L’elezione alla presidenza delle repubblica Ceca di Milos Zeman segna la sconfitta delle politiche europee e rafforza i Paesi del gruppo Visegrad
Miloš Zeman, presidente uscente della Repubblica Ceca, è stato riconfermato con oltre il 62,8% dei voti, a capo del suo Paese per un nuovo mandato di cinque anni.
I cechi erano stati chiamati a rinnovare la suprema carica dello Stato scegliendo, tra il sedicente populista Zeman – ostile ai flussi migratori e favorevole ad intrattenere buone relazioni con Russia e Cina – ed il suo avversario Jiří Drahoš, un professore universitario, candidato liberale ed europeista convinto. Il motto delle campagna elettorale di Zeman è stato: “Il Paese è nostro, opponetevi ai migranti e a Drahoš”, una posizione anti-liberista e contraria a questa Unione diventata solo un grande mercato senza controlli né regole, quindi implicitamente euroscettica e per di più dichiaratamente favorevole alla levata delle sanzioni votate dall’Europa nei confronti della Russia.
Dall’analisi dei suffragi ottenuti appare evidente come la strategia di Zeman, che si è rivolto al popolo ceco e soprattutto alla classe degli operai e dei lavoratori meno qualificati, si sia rivelata vincente, più di quella del suo sfidante che, secondo i dati dei risultati, sembra aver fatto breccia maggiormente nella zone borghesi delle grandi città dove la popolazione è più favorevole all’Unione europea, ottenendo un risultato importante tra i quadri dirigenziali e nel settore delle professioni intellettuali.
Per la secondo volta – dopo il cambiamento della Costituzione avvenuto nel 2012 – il popolo ha potuto eleggere direttamente il suo presidente, ancora oggi una funzione meramente rappresentativa, pur se nomina i magistrati e il direttorio della Banca centrale e decide l’incarico per la formazione del governo centrale, sempre un punto di riferimento istituzionale importante per l’opinione pubblica.
Già nel 2015, nel momento dell’apogeo della crisi dei flussi migratori, Zeman si era dichiarato profondamente convinto che questi movimenti di profughi avessero più le caratteristiche di un’invasione organizzata, piuttosto che di un movimento spontaneo di emigrazione, aggiungendo di non voler lasciare ad un ente burocratico supernazionale, la gestione dei confini che deve rimanere sovranità peculiare dello Stato e per questo di essere pronto a difendere persino con la forza le frontiere del Paese.

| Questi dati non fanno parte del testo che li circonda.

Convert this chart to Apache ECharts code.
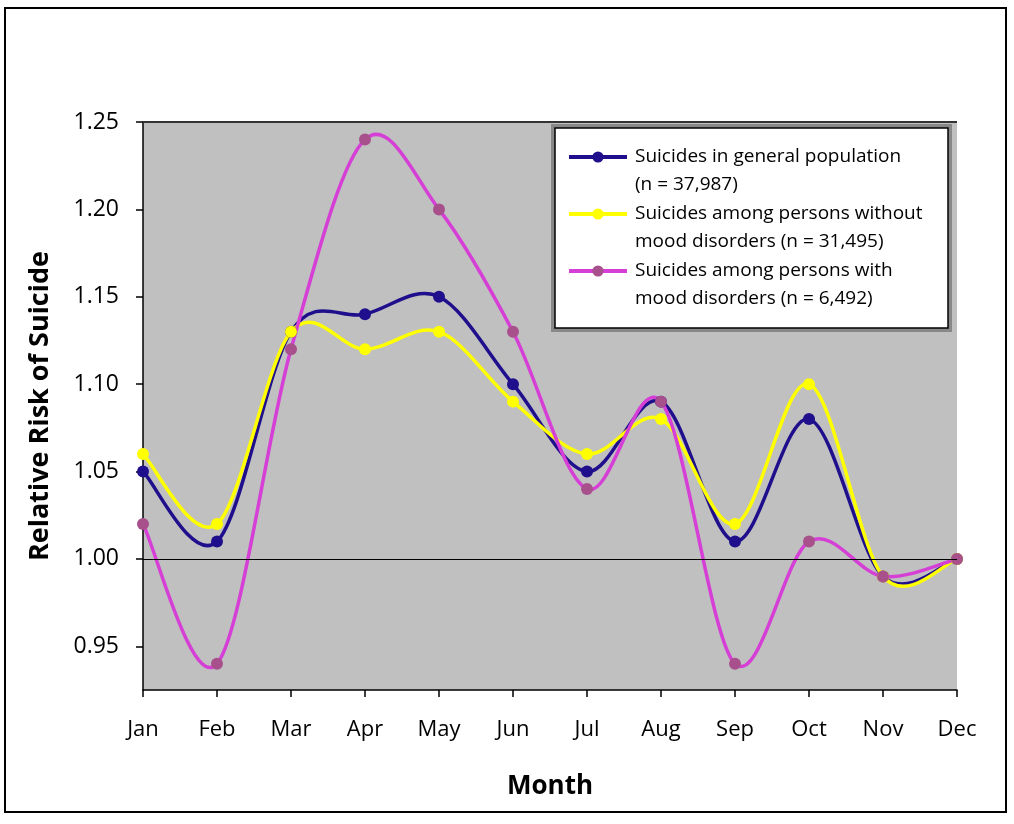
<!DOCTYPE html>
<html>
<head>
<meta charset="utf-8">
<script src="https://cdn.jsdelivr.net/npm/echarts@6/dist/echarts.min.js"></script>
<style>
html,body{margin:0;padding:0;background:#fff;}
#chart{width:1014px;height:824px;}
</style>
</head>
<body>
<div id="chart"></div>
<script>
const months = ['Jan','Feb','Mar','Apr','May','Jun','Jul','Aug','Sep','Oct','Nov','Dec'];
const generalPop = [1.05, 1.01, 1.13, 1.14, 1.15, 1.10, 1.05, 1.09, 1.01, 1.08, 0.99, 1.00];
const withoutMood = [1.06, 1.02, 1.13, 1.12, 1.13, 1.09, 1.06, 1.08, 1.02, 1.10, 0.99, 1.00];
const withMood = [1.02, 0.94, 1.12, 1.24, 1.20, 1.13, 1.04, 1.09, 0.94, 1.01, 0.99, 1.00];
const yTicks = [0.95, 1.00, 1.05, 1.10, 1.15, 1.20, 1.25];
const seriesNames = [
  'Suicides in general population\n(n = 37,987)',
  'Suicides among persons without\nmood disorders (n = 31,495)',
  'Suicides among persons with\nmood disorders (n = 6,492)'
];

const FONT = 'Open Sans';
const chart = echarts.init(document.getElementById('chart'), null, {renderer: 'canvas'});

// Smooth curve (Excel-like Catmull-Rom) drawn through the axis scales
function curveSeries(values, color, z) {
  const n = values.length;
  return {
    type: 'custom',
    z: z,
    silent: true,
    animation: false,
    clip: false,
    encode: {x: 0, y: 1},
    data: values.map(function (v, i) { return [i, v]; }),
    renderItem: function (params, api) {
      const i = params.dataIndex;
      if (i >= n - 1) return null;
      const pt = function (k) {
        const kk = Math.max(0, Math.min(n - 1, k));
        return api.coord([kk, values[kk]]);
      };
      const p0 = pt(i - 1), p1 = pt(i), p2 = pt(i + 1), p3 = pt(i + 2);
      return {
        type: 'bezierCurve',
        shape: {
          x1: p1[0], y1: p1[1], x2: p2[0], y2: p2[1],
          cpx1: p1[0] + (p2[0] - p0[0]) / 6, cpy1: p1[1] + (p2[1] - p0[1]) / 6,
          cpx2: p2[0] - (p3[0] - p1[0]) / 6, cpy2: p2[1] - (p3[1] - p1[1]) / 6
        },
        style: {fill: 'none', stroke: color, lineWidth: 3.5, lineCap: 'round'}
      };
    }
  };
}

function markerSeries(name, data, markerColor, z) {
  return {
    name: name,
    type: 'line',
    data: data,
    z: z,
    symbol: 'circle',
    symbolSize: 12,
    showAllSymbol: true,
    lineStyle: {opacity: 0},
    itemStyle: {color: markerColor},
    emphasis: {disabled: true},
    animation: false
  };
}

const lineColors = ['#1f0f8c', '#ffff00', '#d63fd6'];
const markerColors = ['#1f0f8c', '#ffff00', '#a8508c'];

chart.setOption({
  backgroundColor: '#ffffff',
  animation: false,
  grid: {left: 143, top: 122, width: 814, height: 568, show: true, backgroundColor: '#c0c0c0', borderWidth: 0},
  graphic: [
    {type: 'rect', shape: {x: 5, y: 8, width: 1001, height: 804}, style: {fill: 'none', stroke: '#000', lineWidth: 2}, z: -10},
    {type: 'rect', shape: {x: 553, y: 126, width: 397, height: 204}, style: {fill: '#fff', stroke: '#888', lineWidth: 4}, z: 5},
    {type: 'rect', shape: {x: 555, y: 128, width: 393, height: 200}, style: {fill: '#fff', stroke: '#000', lineWidth: 1.5}, z: 6}
  ],
  legend: {
    show: true,
    orient: 'vertical',
    left: 567,
    top: 115,
    padding: 0,
    itemWidth: 58,
    itemHeight: 14,
    itemGap: -27,
    z: 10,
    selectedMode: false,
    formatter: function (n) { return '\n' + n; },
    textStyle: {fontFamily: FONT, fontSize: 19, color: '#000', lineHeight: 28, padding: [0, 0, 0, 3]},
    data: seriesNames.map(function (nm, i) {
      return {name: nm, itemStyle: {color: markerColors[i]},
        lineStyle: {color: lineColors[i], width: 4, opacity: 1}};
    })
  },
  xAxis: {
    type: 'category',
    data: months,
    boundaryGap: false,
    axisLine: {show: true, lineStyle: {color: '#000', width: 1.5}},
    axisTick: {show: true, alignWithLabel: true, length: 7, lineStyle: {color: '#000', width: 1.5}},
    axisLabel: {fontFamily: FONT, fontSize: 22, color: '#000', margin: 29},
    splitLine: {show: false},
    name: 'Month',
    nameLocation: 'middle',
    nameGap: 84,
    nameTextStyle: {fontFamily: FONT, fontSize: 26, fontWeight: 'bold', color: '#000'}
  },
  yAxis: {
    type: 'value',
    min: 0.925,
    max: 1.25,
    axisLine: {show: true, lineStyle: {color: '#000', width: 1.5}},
    axisTick: {show: true, length: 7, customValues: yTicks, lineStyle: {color: '#000', width: 1.5}},
    axisLabel: {fontFamily: FONT, fontSize: 23, color: '#000', margin: 24, customValues: yTicks,
      formatter: function (v) { return v.toFixed(2); }},
    splitLine: {show: false},
    name: 'Relative Risk of Suicide',
    nameLocation: 'middle',
    nameGap: 89,
    nameTextStyle: {fontFamily: FONT, fontSize: 27, fontWeight: 'bold', color: '#000'}
  },
  series: [
    {
      type: 'line', data: [], z: 1, silent: true, animation: false,
      markLine: {
        silent: true, symbol: 'none', label: {show: false}, animation: false,
        lineStyle: {color: '#000', width: 1, type: 'solid'},
        data: [{yAxis: 1.0}, {yAxis: 1.25, lineStyle: {color: '#333', width: 2}}]
      }
    },
    curveSeries(generalPop, lineColors[0], 2),
    curveSeries(withoutMood, lineColors[1], 2),
    curveSeries(withMood, lineColors[2], 2),
    markerSeries(seriesNames[0], generalPop, markerColors[0], 3),
    markerSeries(seriesNames[1], withoutMood, markerColors[1], 3),
    markerSeries(seriesNames[2], withMood, markerColors[2], 3)
  ]
});
</script>
</body>
</html>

Nel corso delle legislative dello scorso anno, due partiti ritenuti dai media europei antisistema e quindi euroscettici: ANO 2011 – “Alleanza dei Cittadini Scontenti” del discusso miliardario Andrej Babiš – e il partito SPD – “Libertà e democrazia”, la destra guidata da un ceco di origini giapponesi Tomio Okamura – avevano ottenuto un risultato lusinghiero che aveva fatto gridare al pericolo nazionalista le forze progressiste democratiche della burocrazia di Bruxelles.
Oggi, la vittoria di Zeman conferma la supremazia dei partiti sovranisti del gruppo di Visegrad che si oppongono alle politiche di Bruxelles e sottolinea la tendenza generale che si sviluppa appunto in seno ai quattro paesi di Visegrad, che vede la Polonia governata dai conservatori del PiS, diritto e giustizia; la Slovacchia condotta dal primo ministro social democratico Jan Fico – al governo con i “populisti” dell’SNS e che si oppone all’accoglienza dei migranti islamici – e l’Ungheria diretta dal democristiano Viktor Orbán, ancora oggi vicepresidente dell’internazionale democristiana PPE, che si oppone categoricamente alle politiche in materia migratoria che l’Europa intende imporre agli Stati membri.
Gli elettori di Zeman, hanno deciso quindi – come avevano già fatto i loro vicini polacchi, ungheresi ed austriaci – di intraprendere la via impopolare per Bruxelles ma non per i cittadini, della democrazia anti-liberale e di rifiutare quei principi della società aperta tanto cara al miliardario americano George Soros.